The title "Count of Lyon" was not subsequently attached to a seigneurie nor was it hereditary but was carried by the Dean and each of the canons of the cathedral of Lyon. The cathedral chapter of Lyon was among the most eminent of France and claimed to have been founded by "John, king of Burgundy" [sic] who filled it with lords of the noblest houses. The canons in public proclamations, "most noble counts of Lyon", had to prove that they were nobles de quatre races, on both the paternal and maternal side, in other words that all their great-grandparents had been noble, the notorious seize quartiers or "sixteen quarterings" of a coat-of-arms.

The canons enjoyed some extraordinary privileges: they officiated at mass with the mitre of a bishop on their heads, whether priest or deacon or sub-deacon. A transcription made in 1672, of an old document records that "none, with the exception of the counts, may put his coat-of-arms on the altar during celebration of masses for the dead". Their extraordinary pretension drew a censure from the Sorbonne, 18 April 1555, condemning the refusal of the canon-counts to genuflect at the elevation of the Host; the dispute, in which the Dean and the canon-counts were opposed, had to be taken to the Cardinal of Lorraine and the Cardinal de Tournon for adjudication, where they were reminded that even the kings of France bent the knee at this occasion; however, the canons obtained an order in council on 23 August 1555 maintaining them in this privilege, which they renounced voluntarily in the reign of Louis XIV for fear of the king's displeasure.

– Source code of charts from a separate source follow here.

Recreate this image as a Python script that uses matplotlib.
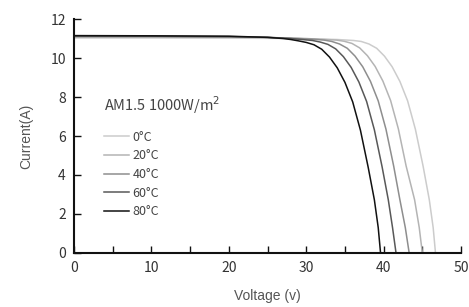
import matplotlib.pyplot as plt
from matplotlib.ticker import MultipleLocator

# I-V curves, one per cell temperature
temps = ["0°C", "20°C", "40°C", "60°C", "80°C"]

v_0 = [0, 10, 20, 25, 30, 34, 36.1, 37.1, 38.1, 39.1, 40.1, 41.1, 42.1, 43.1, 44.1, 45.1, 45.9, 46.4, 46.7]
i_0 = [11.03, 11.03, 11.02, 11.01, 10.99, 10.95, 10.9, 10.85, 10.72, 10.5, 10.1, 9.55, 8.8, 7.8, 6.35, 4.45, 2.73, 1.3, 0]

v_20 = [0, 10, 20, 25, 30, 32, 33.9, 34.9, 35.9, 36.9, 37.9, 38.9, 39.9, 40.9, 41.9, 42.9, 44.0, 44.6, 45.0]
i_20 = [11.08, 11.08, 11.07, 11.05, 11.0, 10.96, 10.92, 10.86, 10.75, 10.52, 10.12, 9.57, 8.82, 7.82, 6.37, 4.47, 2.73, 1.3, 0]

v_40 = [0, 10, 20, 25, 29, 31, 32.3, 33.3, 34.3, 35.3, 36.3, 37.3, 38.3, 39.3, 40.3, 41.3, 42.1, 42.8, 43.3]
i_40 = [11.1, 11.1, 11.08, 11.06, 11.0, 10.96, 10.92, 10.85, 10.72, 10.5, 10.1, 9.55, 8.8, 7.8, 6.35, 4.45, 2.73, 1.3, 0]

v_60 = [0, 10, 20, 25, 28, 30.8, 31.8, 32.8, 33.8, 34.8, 35.8, 36.8, 37.8, 38.8, 39.8, 40.6, 41.15, 41.6]
i_60 = [11.13, 11.12, 11.1, 11.06, 11.0, 10.9, 10.82, 10.7, 10.47, 10.07, 9.52, 8.77, 7.77, 6.32, 4.42, 2.73, 1.3, 0]

v_80 = [0, 10, 20, 25, 27, 28, 29, 30, 31, 32, 33, 34, 35, 36, 37, 38, 38.8, 39.3, 39.6]
i_80 = [11.15, 11.14, 11.12, 11.06, 11.0, 10.95, 10.88, 10.8, 10.68, 10.45, 10.05, 9.5, 8.75, 7.75, 6.3, 4.4, 2.73, 1.3, 0]

curves = [(v_0, i_0), (v_20, i_20), (v_40, i_40), (v_60, i_60), (v_80, i_80)]
colors = ["#cccccc", "#b4b4b4", "#8e8e8e", "#585858", "#111111"]

fig = plt.figure(figsize=(4.69, 3.07), dpi=100)
ax = fig.add_axes([0.158, 0.176, 0.825, 0.762])

for (v, i), c, t in zip(curves, colors, temps):
    ax.plot(v, i, color=c, lw=1.1, label=t)

ax.set_xlim(0, 50)
ax.set_ylim(0, 12)
ax.xaxis.set_major_locator(MultipleLocator(10))
ax.xaxis.set_minor_locator(MultipleLocator(5))
ax.yaxis.set_major_locator(MultipleLocator(2))

for s in ["top", "right"]:
    ax.spines[s].set_visible(False)
for s in ["left", "bottom"]:
    ax.spines[s].set_linewidth(1.5)
    ax.spines[s].set_color("#111111")

ax.tick_params(which="both", direction="in", length=5, width=1, color="#111111",
               labelsize=10, labelcolor="#333333", pad=6)
for lab in ax.get_xticklabels() + ax.get_yticklabels():
    lab.set_fontfamily("Noto Sans CJK SC")
    lab.set_fontweight("light")

ax.set_xlabel("Voltage (v)", fontsize=10, color="#555555", family="Liberation Sans", labelpad=10)
ax.set_ylabel("Current(A)", fontsize=10, color="#555555", family="Liberation Sans", labelpad=12)

leg = ax.legend(loc="upper left", bbox_to_anchor=(0.078, 0.68), frameon=False,
                title="AM1.5 1000W/m$^2$", alignment="left",
                prop={"family": "Noto Sans CJK SC", "weight": "light", "size": 9},
                handlelength=2.0, handletextpad=0.25, labelspacing=0.45,
                borderpad=0, borderaxespad=0)
leg.get_title().set_fontfamily("Noto Sans CJK SC")
leg.get_title().set_fontweight("light")
leg.get_title().set_fontsize(10.5)
leg.get_title().set_color("#444444")
leg._legend_box.sep = 11
for t in leg.get_texts():
    t.set_color("#444444")

fig.savefig("out.png", dpi=100)
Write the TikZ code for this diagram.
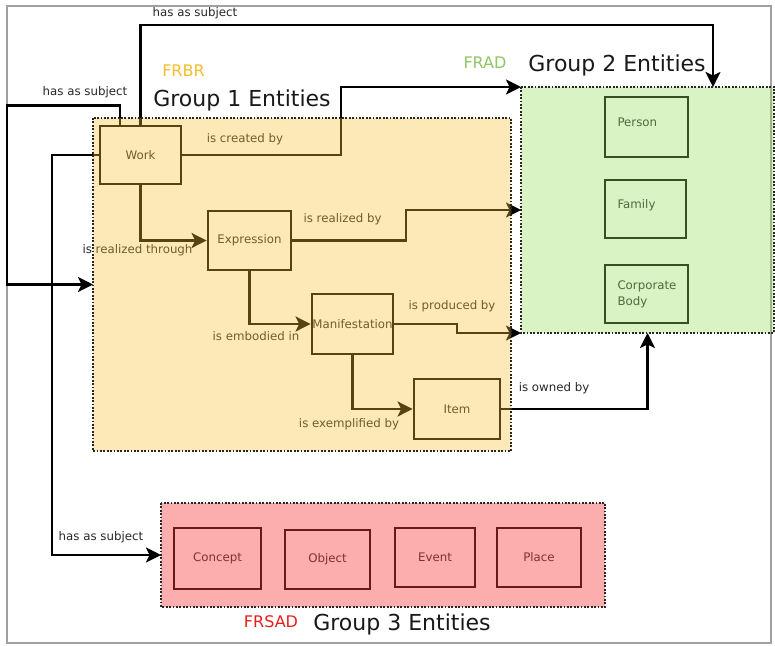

François-Joachim de Pierre, Cardinal de Bernis, who owed his preferment to Madame de Pompadour, was taxed by her, when they eventually broke: "I raised you out of the mud". The Cardinal, who had arrived in Paris very young, with only 1500 livres in income, but agreeable in face and manners, and a count of Lyon, replied justly: "un comte de Lyon ne peut pas être tiré de la boue"— "a count of Lyon cannot be raised from the mud".